A despeito da alta dos preços, o Banco Central (BC) reduziu os juros básicos na marra, em 2012, e ignorou os sinais de perigo no ano passado, elevando a Selic somente após as eleições, no fim de outubro. Na função de guardião da moeda, o presidente do BC, Alexandre Tombini, falhou e, neste ano, passará pelo constrangimento de escrever uma carta aberta ao Ministério da Fazenda explicando os motivos que levaram a inflação a estourar, de longe, o teto da meta (6,5%). A inflação atual, que caminha perigosamente para a casa dos dois dígitos ao ano, corrói a renda das famílias, prejudica especialmente a população mais carente e coloca em risco as conquistas do Plano Real, que completou 21 anos na quarta-feira 1º.
“Não imaginava que, duas décadas depois, a inflação ainda seria notícia no País”, diz Cristóvão Pereira, professor de Finanças da FGV Management. “O Brasil andou para trás.” A preocupação com o despertar do dragão inflacionário não está restrita ao universo acadêmico. Na semana passada, a DINHEIRO conversou com um executivo de uma grande empresa do setor industrial que teme, conforme suas palavras, “um cenário de reindexação galopante na economia, caso a inflação atinja o patamar psicológico dos 10%”. O executivo tem razão. Somos viciados em inflação.
Basta verificar quantos índices de preços são divulgados todos os meses. Se Tombini conseguir cumprir a sua promessa de cravar o centro da meta, em 2016, o País ao menos estará pronto para perseguir uma inflação menor. O primeiro passo, na verdade, já foi dado pelo Conselho Monetário Nacional (CMN), composto pelo presidente do Banco Central e pelos ministros da Fazenda e do Planejamento. O CMN reduziu a margem de tolerância de dois pontos percentuais para 1,5 ponto, a partir de 2017, o que limita o teto da meta para 6% ao ano. Nessa toada, os economistas acreditam que a equipe econômica possa reduzir para 4% a meta em 2018, ainda que seja um ano eleitoral.

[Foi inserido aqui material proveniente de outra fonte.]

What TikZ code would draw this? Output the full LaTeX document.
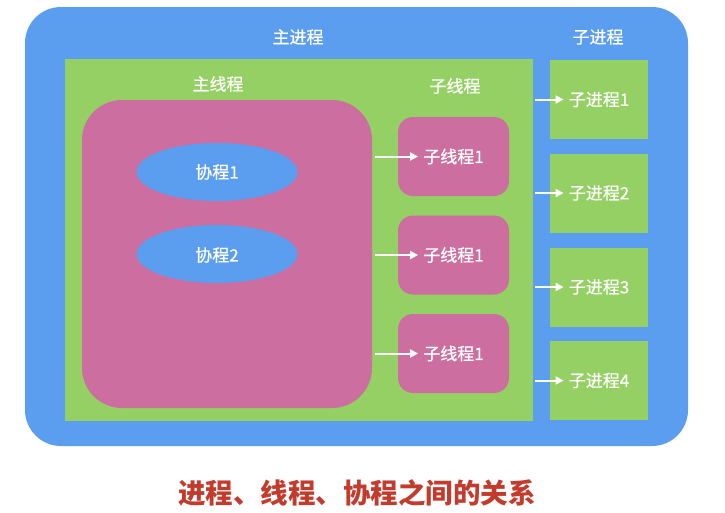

Ao longo dos 21 anos do Plano Real, a inflação oficial (IPCA) acumulada totaliza 402,4%. É pouco diante da hiperinflação que antecedeu o anúncio da nova moeda, com incríveis 4.922,60% acumulados em 12 meses. No entanto, de acordo com o professor de matemática financeira José Dutra Vieira Sobrinho, a inflação do real já reduziu o poder de compra de uma nota de R$ 100,00 para apenas R$ 19,90. A dimensão exata pode ser obtida com a comparação de preços de alguns produtos daquela época com os valores atuais.
Quem se lembra que a garrafa de leite, a tarifa de ônibus e o litro da gasolina custavam cerca de 50 centavos? “O Brasil não deveria brincar com a inflação”, diz Vieira Sobrinho. “O atual patamar é reflexo de um monte de burradas do atual governo.” Desindexar a economia e buscar uma inflação nos padrões de países desenvolvidos são medidas que protegeriam o poder de compra dos brasileiros e, obviamente, o próprio valor do real. Caso contrário, em breve, as moedinhas não servirão nem para comprar chiclete.